Giorno di splendida luce e di intima gioia è questo.
Dopo averlo a lungo atteso e desiderato, nel tempo di Avvento, il Signore Gesù, Dio fatto uomo, è oggi tra noi. Si è rivestito della nostra carne, cammina con noi, entra nella storia degli uomini come nostro fratello e compagno di viaggio.
Dio si è fatto vicino ad ogni uomo che lo cerca.
Lo sapremo accogliere? Lo vorremo riconoscere? Lo sapremo amare e quindi seguire, condividendo le sue scelte, felici di essere stati scelti come suoi amici e discepoli?
Egli si offre a noi nella semplicità di un umile bambino, lui che è “irradiazione della gloria del Padre e impronta della sua sostanza, lui che tutto sostiene con la sua parola potente”, come ce lo ha presentato la lettera agli Ebrei che abbiamo appena ascoltato. Eppure non ha disdegnato di assumere la nostra umanità. Il Verbo si è fatto carne, cioè fragilità e debolezza, come ciascuno di noi.
Per incontrare Dio, basta avere l’umiltà di chinarsi sul Bambino di Betlemme, la più piccola delle città di Giuda, ma luogo già predetto dai profeti per la manifestazione del l’atteso Messia.
Solo i piccoli e gli umili sanno riconoscere nel bambino Gesù il Dio fatto uomo, perché egli usa il linguaggio dell’amore, si lascia riconoscere dentro un alfabeto conosciuto solo da quanti, in tutta semplicità, conoscono questi segni così semplici e immediati, ma tanto densi di significato.
Che ne sa il mondo del linguaggio dell’amore?
E’ avvezzo ad altri linguaggi, molto diversi e tanto difformi dalle scelte di Dio: quello della esclusione, della prevalenza del più forte, del più potente, della violenza, della difesa dei diritti individuali e via di seguito.
Esiste in verità un altro linguaggio, quello del cuore, di chi si china, come Gesù, sul piccolo e sul povero, sul debole e sull’emarginato, di chi si impegna accanto ai bisognosi, ai falliti della vita, agli ultimi.
Il linguaggio di chi non si rifugia nel privato, ma si apre agli altri, di chi stabilisce relazioni amicali con tutti, di chi sa donare tempo e competenze da offrire generosamente agli altri. Il linguaggio della fedeltà che conferma le promesse fatte anche nei momenti dell’ incomprensione.
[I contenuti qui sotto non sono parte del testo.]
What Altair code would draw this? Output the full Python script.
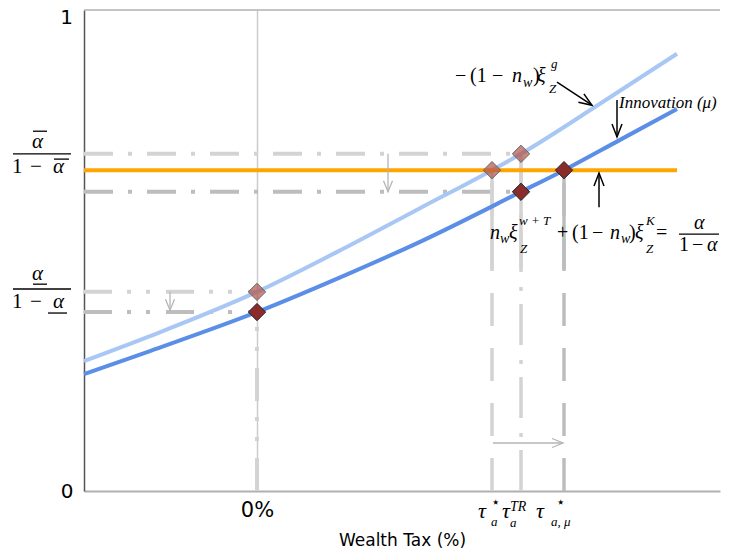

Il linguaggio dell’amore supera ogni barriera, utilizza ogni occasione, crea nuovi spazi per parlare al cuore di ogni persona, che ha tanta fame di incontro, di essere ascoltata e accolta, incoraggiata e riconosciuta nella sua irripetibile bellezza, a volte tanto soffocata e repressa, così da apparine esteriormente priva.
Far rifiorire sul volto degli altri la gioia di essere vivi, di essere preziosi, desiderati e accolti perché amati dall’unico Dio che è venuto nella nostra carne e si identifica con i più deboli. È’ con questi nostri fratelli che Dio si lascia riconoscere. E attraverso di essi che noi comprendiamo la misericordia di Dio. Egli ci raggiunge tutti, fino gli ultimi tra gli ultimi e per ciascuno ha parole di consolazione e di perdono.
E’ lì che Dio si lascia trovare, perché ad essi rivela la sua gloria.